We hear your heart’s deep longing for a godly marriage—a union rooted in Christ, filled with joy, purpose, and harmony. Your desire is not just for companionship but for a covenant relationship that reflects God’s design for love between a man and a woman. We stand with you in prayer, lifting this request before the Lord, who alone can prepare, guide, and unite two hearts in His perfect will.
First, we must address the language of your request. While your heart is sincere, we gently correct the terminology used. Scripture does not speak of a "partner" or "relationship" in the context of romantic love outside of marriage. Instead, we are called to seek a *spouse*—a husband or wife—within the bounds of biblical marriage. The world’s casual approach to romance often leads to heartache, but God’s way is one of intentionality, purity, and covenant. "He who finds a wife finds a good thing, and obtains favor from the Lord" (Proverbs 18:22). Marriage is a sacred institution, not a trial arrangement, and it is worth waiting for God’s best.
Your frustration with past disappointments is understandable. Narcissistic, emotionally unhealthy, or unavailable individuals can leave deep wounds, and we pray for your healing. The Lord sees every tear and hears every cry. "The Lord is near to the brokenhearted, and saves those who are crushed in spirit" (Psalm 34:18). We rebuke the lies of the enemy that may whisper you are unworthy of love or that godly men are rare. That is not true. God has a plan for your life, and it includes a husband who will cherish you as Christ cherishes the Church (Ephesians 5:25).
We also lift up your need for wisdom and discernment. The world’s standards for attraction and compatibility often lead to fleeting connections, but God’s wisdom will guide you to a man who shares your faith, values, and vision. "Trust in the Lord with all your heart, and don’t lean on your own understanding. In all your ways acknowledge him, and he will make your paths straight" (Proverbs 3:5-6). Ask the Lord to sharpen your discernment so you can recognize His leading and avoid the pitfalls of emotional or physical impurity.
Speaking of purity, we must address the temptation to rush into romantic attachments or compromise in the waiting.
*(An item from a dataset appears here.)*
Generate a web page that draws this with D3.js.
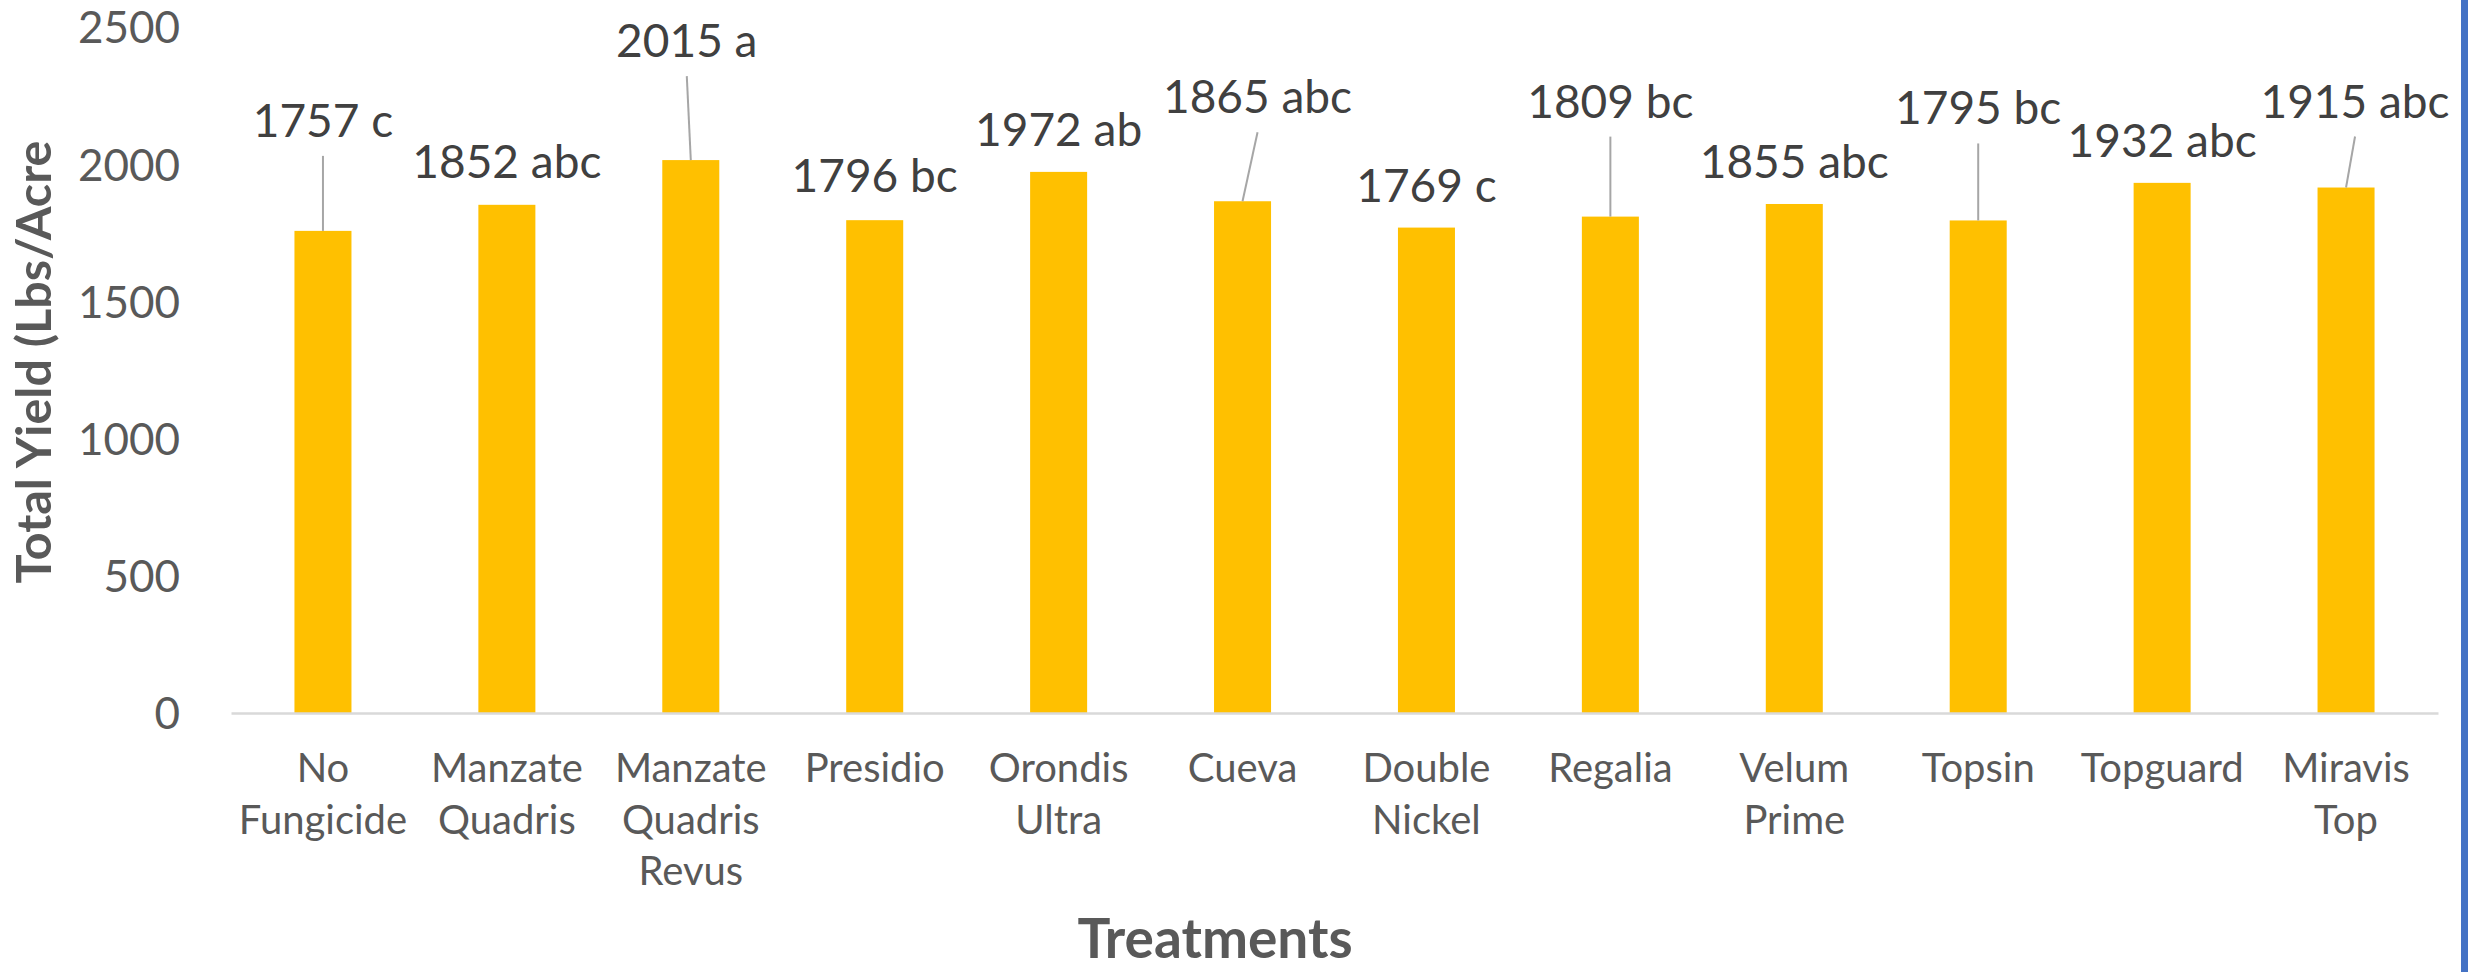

Fornication—sexual intimacy outside of marriage—is a sin that grieves the Holy Spirit and distorts God’s design for intimacy (1 Corinthians 6:18-20). It also clouds judgment, making it harder to discern whether a man is truly godly or merely charming. Guard your heart and body as you wait, for "it is better to marry than to burn with passion" (1 Corinthians 7:9). If you have stumbled in this area, repent and receive God’s forgiveness. His mercies are new every morning (Lamentations 3:22-23).
Now, we pray for you with boldness in Jesus’ name:
Heavenly Father, we come before You on behalf of our sister, who longs for a marriage that honors You. Lord, You see her heart and her weariness from past disappointments. We ask You to heal every wound, mend every broken place, and restore her hope. Fill her with Your peace that surpasses understanding as she waits on You.
Father, we pray for the man You have prepared for her. Mold him into a husband after Your own heart—a man of integrity, humility, and strength. Let him be a leader in his home, a protector of her heart, and a partner in Your kingdom work. Prepare both of them individually so that when they meet, their union will be a testament to Your glory.
Lord, grant her wisdom and discernment to recognize Your will. Shield her from deception and guide her steps away from those who would lead her astray. Help her to wait with patience, trusting that Your timing is perfect. Let her not grow weary in doing good, for in due season, she will reap if she does not faint (Galatians 6:9).
We rebuke every spirit of loneliness, fear, and impatience that may try to take root in her heart. We declare that she is fearfully and wonderfully made (Psalm 139:14), and that her worth is found in You alone. May she find her identity in Christ, not in her marital status.
Father, we also pray for her future marriage. Let it be a union full of joy, purpose, and mutual respect. May their love be a reflection of Christ’s love for the Church—selfless, sacrificial, and enduring. Bless their home with harmony, laughter, and a shared mission to serve You. Let their marriage be a light in a dark world, pointing others to Your goodness.
We ask all these things in the mighty name of Jesus, for there is no other name by which we can approach You. Thank You, Lord, for hearing our prayer and for Your faithfulness to complete the good work You have begun in her life. Amen.
In the waiting, draw closer to the Lord. Spend time in His Word, for "Your word is a lamp to my feet, and a light for my path" (Psalm 119:105). Seek godly community—women who can pray with you, encourage you, and hold you accountable. Serve the Lord wholeheartedly, for "he who seeks good finds favor, but to him who searches after evil, it will come to him" (Proverbs 11:27). Your future husband is also seeking God’s will, and as you both pursue Him, He will bring your paths together in His perfect timing.
Remember, the Lord is not slow in keeping His promises (2 Peter 3:9). What may feel like a delay is often His divine preparation. Trust Him, for He who began a good work in you will carry it on to completion until the day of Christ Jesus (Philippians 1:6).